Friends, Listen To Your Mother Providence is tomorrow! And I might be freaking out a little. Okay, more than a
little. I’d describe myself as a jangle of nervy energy right now.
Why
the janglyness? Why the nerves? I’m not hugely nervous speaking in
front of an audience, usually. And I wouldn’t describe what I’m feeling
right now as that kind of nervous. It’s more about the tremendous
wonderfulness of this event. About the incredible talent and heart of
the fantastic women who will be telling their stories on that stage.

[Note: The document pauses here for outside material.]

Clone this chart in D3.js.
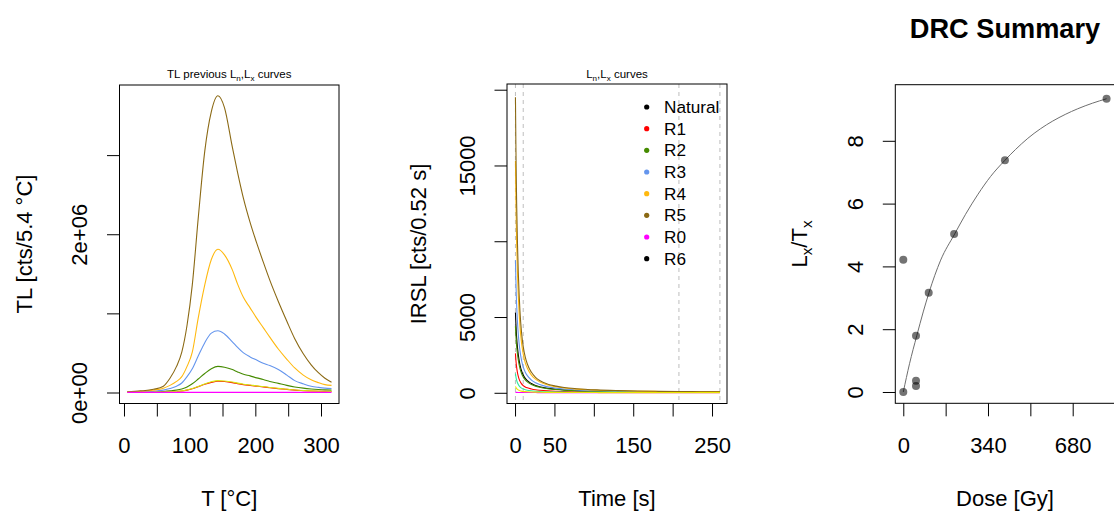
<!DOCTYPE html>
<html><head><meta charset="utf-8">
<script src="https://cdn.jsdelivr.net/npm/d3@7"></script>
<style>
body{margin:0;background:#fff}
svg{display:block;font-family:"Liberation Sans",Arial,Helvetica,sans-serif}
</style>
</head><body>
<svg id="c" width="1114" height="513"></svg>
<script>
// ---------------- DATA ----------------
// TL panel (temperature in °C, counts per 5.4 °C)
const tlTemp = [5,25,45,60,70,80,88,96,104,113,123,133,143,153,165,173,182,192,202,212,222,235,248,260,273,285,296,306,316];
const tlR1 = [1900,2900,3800,5700,8600,13000,19000,30000,47000,73000,103000,128000,143000,139000,125000,112000,100000,90000,80000,71000,61000,49000,39000,30000,24000,19000,16000,14000,13000];
const tlR2 = [3000,5000,8000,13000,20000,30000,45000,70000,110000,170000,240000,300000,330000,320000,290000,260000,230000,210000,185000,165000,140000,115000,90000,70000,55000,45000,38000,33000,30000];
const tlR3 = [5000,8000,15000,30000,50000,80000,120000,200000,300000,460000,630000,750000,780000,740000,640000,570000,500000,450000,410000,370000,340000,290000,220000,150000,110000,80000,65000,55000,50000];
const tlR4 = [8000,15000,30000,55000,90000,140000,200000,330000,510000,940000,1360000,1680000,1810000,1740000,1550000,1370000,1200000,1070000,940000,820000,700000,550000,420000,310000,220000,160000,125000,100000,90000];
const tlR5 = [10000,20000,40000,80000,180000,330000,510000,850000,1360000,2200000,3050000,3550000,3750000,3600000,3100000,2780000,2450000,2150000,1890000,1650000,1420000,1150000,900000,680000,490000,350000,250000,180000,130000];
const tlYel = [2000,3000,4000,6000,9000,14000,20000,32000,50000,77000,108000,135000,150000,146000,132000,118000,105000,95000,84000,75000,64000,52000,41000,32000,25000,20000,17000,15000,14000];
const tlR0 = [1000,1000,1000,1000,1000,1000,1000,1000,1000,1000,1000,1000,1000,1000,1000,1000,1000,1000,1000,1000,1000,1000,1000,1000,1000,1000,1000,1000,1000];
const tlXTicks = [0,50,100,150,200,250,300];
const tlXLabels = ["0","","100","","200","","300"];
const tlYTicks = [0,1e6,2e6,3e6];
const tlYLabels = ["0e+00","","2e+06",""];

// IRSL panel (time in s, counts per 0.52 s)
const irslTime = [0.52,1.04,1.56,2.08,3.12,4.16,5.2,6.24,8.32,10.4,13,15.6,20.8,26,31.2,41.6,52,62.4,78,104,130,156,182,208,234,260];
const irslNatural = [5300,4600,4050,3620,2980,2500,2140,1850,1440,1170,950,800,610,485,400,290,230,185,145,105,82,68,58,50,45,41];
const irslR1 = [2600,2200,1900,1660,1320,1080,900,770,590,475,385,325,250,200,168,125,100,83,67,50,41,35,31,28,26,24];
const irslR2 = [4400,3850,3400,3050,2540,2150,1850,1610,1270,1040,850,720,550,440,365,270,215,175,138,100,80,66,56,49,44,40];
const irslR3 = [8750,7500,6500,5750,4650,3850,3250,2780,2120,1700,1360,1130,840,660,540,390,305,245,190,135,105,85,72,62,55,50];
const irslR4 = [15300,13000,11200,9800,7800,6350,5250,4400,3250,2550,1980,1620,1170,900,720,510,395,315,240,170,130,105,88,75,66,58];
const irslR5 = [19500,16500,14200,12400,9800,7900,6500,5400,3950,3050,2350,1900,1350,1020,810,570,440,350,270,190,145,115,95,80,70,62];
const irslR0 = [30,28,26,25,23,22,21,20,19,18,17,16,15,14,13,12,12,11,11,10,10,10,10,10,10,10];
const irslMint = [1270,1080,935,820,660,545,460,395,305,248,202,170,130,105,88,66,53,45,37,29,25,22,20,18,17,16];
const irslYel = [420,360,315,280,228,190,162,140,110,90,75,64,50,41,35,27,23,20,17,14,12,11,10,9,9,8];
const irslIntegrals = [0.52,10.4,208,260];
const irslXTicks = [0,50,100,150,200,250];
const irslXLabels = ["0","50","","150","","250"];
const irslYTicks = [0,5000,10000,15000,20000];
const irslYLabels = ["0","5000","","15000",""];
const legendNames = ["Natural","R1","R2","R3","R4","R5","R0","R6"];
const legendColors = ["#000000","#FF0000","#458B00","#6495ED","#FFB90F","#8B6914","#FF00FF","#000000"];

// DRC panel
const drcDose = [0,51,102,204,408,816,0,51,51];
const drcLxTx = [4.21,1.79,3.16,5.03,7.38,9.34,0.0,0.36,0.19];
const drcFitDose = [0,25,54,80,103,150,206,250,300,350,408,450,500,550,600,650,700,760,816];
const drcFitLxTx = [0,0.9,1.79,2.55,3.16,4.2,5.03,5.66,6.3,6.86,7.38,7.72,8.08,8.38,8.63,8.84,9.02,9.2,9.34];
const drcXTicks = [0,170,340,510,680];
const drcXLabels = ["0","","340","","680"];
const drcYTicks = [0,2,4,6,8];
const drcYLabels = ["0","2","4","6","8"];

// ---------------- DRAW ----------------
const svg = d3.select("#c");
const FS = 22;

function panel(o){
  const g = svg.append("g");
  const x = d3.scaleLinear().domain(o.xd).range([o.left,o.right]);
  const y = d3.scaleLinear().domain(o.yd).range([o.bottom,o.top]);
  const clipId = "clip"+o.id;
  svg.append("clipPath").attr("id",clipId).append("rect")
    .attr("x",o.left).attr("y",o.top).attr("width",o.right-o.left).attr("height",o.bottom-o.top);
  const plot = g.append("g").attr("clip-path",`url(#${clipId})`);
  const xa = g.append("g").attr("transform",`translate(0,${o.bottom})`)
    .call(d3.axisBottom(x).tickValues(o.xt).tickSize(13).tickSizeOuter(0)
      .tickFormat((d,i)=>o.xl[i]));
  xa.select(".domain").remove();
  xa.selectAll("line").attr("stroke","#000");
  xa.selectAll("text").attr("y",49.5).attr("dy",0).attr("font-size",FS).attr("fill","#000").attr("font-family",null);
  const ya = g.append("g").attr("transform",`translate(${o.left},0)`)
    .call(d3.axisLeft(y).tickValues(o.yt).tickSize(12.5).tickSizeOuter(0)
      .tickFormat((d,i)=>o.yl[i]));
  ya.select(".domain").remove();
  ya.selectAll("line").attr("stroke","#000");
  ya.selectAll("text").attr("x",null).attr("y",null).attr("dy",0)
    .attr("text-anchor","middle").attr("transform","translate(-32.5,0) rotate(-90)")
    .attr("font-size",FS).attr("fill","#000").attr("font-family",null);
  g.append("rect").attr("x",o.left).attr("y",o.top).attr("width",o.right-o.left).attr("height",o.bottom-o.top)
    .attr("fill","none").attr("stroke","#000").attr("stroke-width",1);
  g.append("text").attr("x",(o.left+o.right)/2).attr("y",506).attr("text-anchor","middle")
    .attr("font-size",FS).text(o.xlab);
  return {g,plot,x,y};
}

function drawLines(p, xs, list){
  const line = d3.line().curve(d3.curveMonotoneX);
  list.forEach(s=>{
    p.plot.append("path").attr("d", line(xs.map((v,i)=>[p.x(v),p.y(s.v[i])])))
      .attr("fill","none").attr("stroke",s.c).attr("stroke-width",1.1);
  });
}

function subTitle(cx, parts, fs, base){
  const t = svg.append("text").attr("x",cx).attr("y",base).attr("text-anchor","middle")
    .attr("font-size",fs).attr("fill","#000");
  parts.forEach(pt=>{
    const ts = t.append("tspan").text(pt.t);
    if(pt.sub){ ts.attr("font-size",fs*0.7).attr("dy",fs*0.25); }
    if(pt.back){ ts.attr("dy",-fs*0.25); }
  });
  return t;
}

// Panel 1: TL
const p1 = panel({id:1,left:119.5,right:339,top:85,bottom:403.5,
  xd:[-6.85,327.4], yd:[-0.139e6,3.886e6],
  xt:tlXTicks, xl:tlXLabels, yt:tlYTicks, yl:tlYLabels, xlab:"T [°C]"});
drawLines(p1, tlTemp, [
  {v:tlR1,c:"#FF0000"},{v:tlR2,c:"#458B00"},{v:tlR3,c:"#6495ED"},
  {v:tlR4,c:"#FFB90F"},{v:tlR5,c:"#8B6914"},{v:tlYel,c:"#D6EA10"},{v:tlR0,c:"#FF00FF"}]);
svg.append("text").attr("transform","translate(32,244) rotate(-90)").attr("text-anchor","middle")
  .attr("font-size",FS).text("TL [cts/5.4 °C]");
subTitle(229.3,[{t:"TL previous L"},{t:"n",sub:true},{t:",L",back:true},{t:"x",sub:true},{t:" curves",back:true}],11.5,78);

// Panel 2: IRSL
const p2 = panel({id:2,left:507,right:727,top:84,bottom:403.5,
  xd:[-10.2,269.0], yd:[-707,20377],
  xt:irslXTicks, xl:irslXLabels, yt:irslYTicks, yl:irslYLabels, xlab:"Time [s]"});
irslIntegrals.forEach(t=>{
  p2.plot.append("line").attr("x1",p2.x(t)).attr("x2",p2.x(t)).attr("y1",84).attr("y2",403.5)
    .attr("stroke","#BEBEBE").attr("stroke-width",1).attr("stroke-dasharray","4,4");
});
drawLines(p2, irslTime, [
  {v:irslR0,c:"#FF00FF"},{v:irslNatural,c:"#000000"},{v:irslR1,c:"#FF0000"},{v:irslR2,c:"#458B00"},
  {v:irslR3,c:"#6495ED"},{v:irslR4,c:"#FFB90F"},{v:irslR5,c:"#8B6914"},
  {v:irslMint,c:"#2EE8A0"},{v:irslYel,c:"#E8E800"}]);
svg.append("text").attr("transform","translate(426,244) rotate(-90)").attr("text-anchor","middle")
  .attr("font-size",FS).text("IRSL [cts/0.52 s]");
subTitle(617,[{t:"L"},{t:"n",sub:true},{t:",L",back:true},{t:"x",sub:true},{t:" curves",back:true}],11.5,78);
const lg = svg.append("g");
legendNames.forEach((n,i)=>{
  const yy = 107 + i*21.67;
  lg.append("circle").attr("cx",646.7).attr("cy",yy).attr("r",2.6).attr("fill",legendColors[i]);
  lg.append("text").attr("x",664).attr("y",yy+6).attr("font-size",17.2).text(n);
});

// Panel 3: DRC
const p3 = panel({id:3,left:895.3,right:1114.7,top:84.7,bottom:403.3,
  xd:[-32.1,848.6], yd:[-0.36,9.787],
  xt:drcXTicks, xl:drcXLabels, yt:drcYTicks, yl:drcYLabels, xlab:"Dose [Gy]"});
p3.plot.append("path")
  .attr("d", d3.line().curve(d3.curveMonotoneX)(drcFitDose.map((d,i)=>[p3.x(d),p3.y(drcFitLxTx[i])])))
  .attr("fill","none").attr("stroke","#6E6E6E").attr("stroke-width",1);
p3.plot.selectAll("circle.pt").data(drcDose).enter().append("circle")
  .attr("cx",(d)=>p3.x(d)).attr("cy",(d,i)=>p3.y(drcLxTx[i])).attr("r",4)
  .attr("fill","#000").attr("fill-opacity",0.55);
const yl3 = svg.append("text").attr("transform","translate(807,244) rotate(-90)").attr("text-anchor","middle").attr("font-size",FS);
yl3.append("tspan").text("L");
yl3.append("tspan").text("x").attr("font-size",FS*0.7).attr("dy",5);
yl3.append("tspan").text("/T").attr("dy",-5);
yl3.append("tspan").text("x").attr("font-size",FS*0.7).attr("dy",5);
svg.append("text").attr("x",1005).attr("y",38.3).attr("text-anchor","middle")
  .attr("font-size",27.2).attr("font-weight","bold").text("DRC Summary");
</script>
</body></html>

About the emotional bigness of it all.
In case you missed it, here’s the poem I wrote after our rehearsal last weekend (called “and this is only rehearsal”):
How strange
to stack up my stories
side by side the words
of women unlike me
yet like,
their stories not mine,
yet mine--
How wonderful to wrap
their words around my words,
struggles alongside mine,
another mother’s hopes
and fears
twined round my heart--
They call that an a-ha,
that moment
of profound
yet simple recognition--
yeah I get that,
it’s like that for me, too--
I won’t soon forget.
I
feel a little like I’m cheating by going up there and reading my poems.
I mean, I did not write a memoir piece specifically for this event like
my comrades did; I brought “mommish” poems I had already written. I’m
not going up on a stage to read a memoir of my children, of myself, of
my own mother, of motherhood--as these brave women are doing.
Except, who am I kidding? I am doing EXACTLY THAT. These poems ARE memoir. I’m telling my story. Light bulb! Aha!
So,
I am a little nervous, and more than a little excited, and I haven’t
figured out what to wear yet, and the whole thing is a big road-trippin’
ball of goodness tomorrow. Headed to Providence. If you are anywhere
nearby (I mean c’mon, I’ll be driving two hours to get there, so you
can, too) I really encourage you to come to the show. It is going to be
amazing, truly. Get your tickets here. I'm so full of gratitude for being a part of this incredible moment.